*** Information shown
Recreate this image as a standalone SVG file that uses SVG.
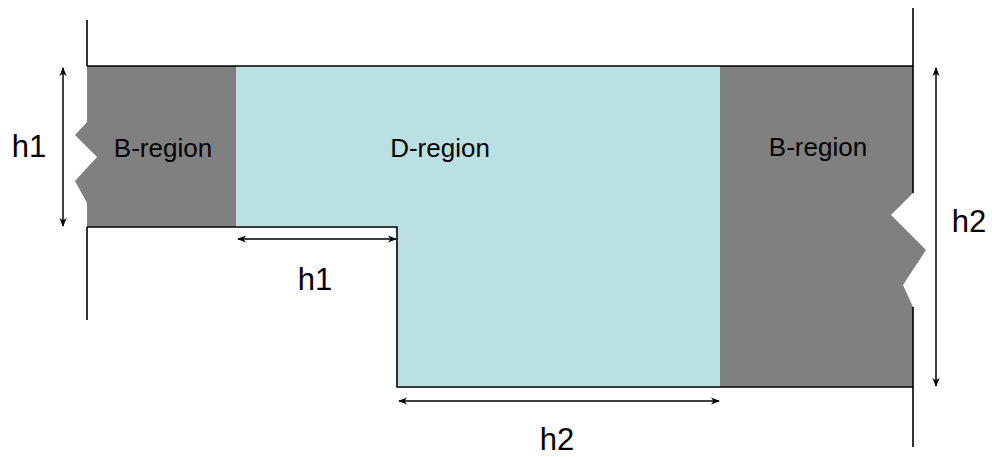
<svg xmlns="http://www.w3.org/2000/svg" width="992" height="457" viewBox="0 0 992 457">
<style>
.lbl{font-family:"Liberation Sans",Arial,sans-serif;fill:#000;text-anchor:middle}
.reg{font-size:26px}
.dim{font-size:31px}
.edge{stroke:#000;stroke-width:1.6;fill:none}
.dimln{stroke:#000;stroke-width:1.5;fill:none;marker-start:url(#ah);marker-end:url(#ah)}
</style>
<defs>
<marker id="ah" viewBox="0 0 10 10" refX="9" refY="5" markerWidth="9" markerHeight="9" orient="auto-start-reverse" markerUnits="userSpaceOnUse">
<path d="M0,1 L10,5 L0,9 L3,5 Z" fill="#000"/>
</marker>
</defs>
<rect width="992" height="457" fill="#fff"/>
<g id="d-region">
<polygon points="236,66 720,66 720,387 397,387 397,227 236,227" fill="#BAE0E3"/>
<text class="lbl reg" x="440" y="157">D-region</text>
</g>
<g id="b-region-left">
<polygon points="87,66 236,66 236,227 87,227 87,203 75,181 97,157 75,135 87,122" fill="#808080"/>
<text class="lbl reg" x="163" y="157">B-region</text>
</g>
<g id="b-region-right">
<polygon points="720,66 913,66 913,193 891,215 926,250 903,285 913,307 913,387 720,387" fill="#808080"/>
<text class="lbl reg" x="818" y="156">B-region</text>
</g>
<g id="outline">
<line class="edge" x1="87" y1="20" x2="87" y2="66"/>
<line class="edge" x1="87" y1="227" x2="87" y2="320"/>
<line class="edge" x1="913" y1="8" x2="913" y2="193"/>
<line class="edge" x1="913" y1="307" x2="913" y2="447"/>
<line class="edge" x1="87" y1="66" x2="913" y2="66"/>
<polyline class="edge" points="87,227 397,227 397,387 913,387"/>
</g>
<g id="connectors">
<line class="dimln" x1="63" y1="68" x2="63" y2="226"/>
<line class="dimln" x1="936" y1="68" x2="936" y2="386"/>
<line class="dimln" x1="238" y1="239" x2="396" y2="239"/>
<line class="dimln" x1="399" y1="401" x2="719" y2="401"/>
</g>
<g id="labels">
<text class="lbl dim" x="29" y="157">h1</text>
<text class="lbl dim" x="969" y="232">h2</text>
<text class="lbl dim" x="315" y="290">h1</text>
<text class="lbl dim" x="557" y="450">h2</text>
</g>
</svg>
******
**Task to carry out:**
The pictures should not be reproduced; quote all of the other material exactly.

**Exercise response:**
Recreate this image as a standalone SVG file that uses SVG.
<svg xmlns="http://www.w3.org/2000/svg" width="992" height="457" viewBox="0 0 992 457">
<style>
.lbl{font-family:"Liberation Sans",Arial,sans-serif;fill:#000;text-anchor:middle}
.reg{font-size:26px}
.dim{font-size:31px}
.edge{stroke:#000;stroke-width:1.6;fill:none}
.dimln{stroke:#000;stroke-width:1.5;fill:none;marker-start:url(#ah);marker-end:url(#ah)}
</style>
<defs>
<marker id="ah" viewBox="0 0 10 10" refX="9" refY="5" markerWidth="9" markerHeight="9" orient="auto-start-reverse" markerUnits="userSpaceOnUse">
<path d="M0,1 L10,5 L0,9 L3,5 Z" fill="#000"/>
</marker>
</defs>
<rect width="992" height="457" fill="#fff"/>
<g id="d-region">
<polygon points="236,66 720,66 720,387 397,387 397,227 236,227" fill="#BAE0E3"/>
<text class="lbl reg" x="440" y="157">D-region</text>
</g>
<g id="b-region-left">
<polygon points="87,66 236,66 236,227 87,227 87,203 75,181 97,157 75,135 87,122" fill="#808080"/>
<text class="lbl reg" x="163" y="157">B-region</text>
</g>
<g id="b-region-right">
<polygon points="720,66 913,66 913,193 891,215 926,250 903,285 913,307 913,387 720,387" fill="#808080"/>
<text class="lbl reg" x="818" y="156">B-region</text>
</g>
<g id="outline">
<line class="edge" x1="87" y1="20" x2="87" y2="66"/>
<line class="edge" x1="87" y1="227" x2="87" y2="320"/>
<line class="edge" x1="913" y1="8" x2="913" y2="193"/>
<line class="edge" x1="913" y1="307" x2="913" y2="447"/>
<line class="edge" x1="87" y1="66" x2="913" y2="66"/>
<polyline class="edge" points="87,227 397,227 397,387 913,387"/>
</g>
<g id="connectors">
<line class="dimln" x1="63" y1="68" x2="63" y2="226"/>
<line class="dimln" x1="936" y1="68" x2="936" y2="386"/>
<line class="dimln" x1="238" y1="239" x2="396" y2="239"/>
<line class="dimln" x1="399" y1="401" x2="719" y2="401"/>
</g>
<g id="labels">
<text class="lbl dim" x="29" y="157">h1</text>
<text class="lbl dim" x="969" y="232">h2</text>
<text class="lbl dim" x="315" y="290">h1</text>
<text class="lbl dim" x="557" y="450">h2</text>
</g>
</svg>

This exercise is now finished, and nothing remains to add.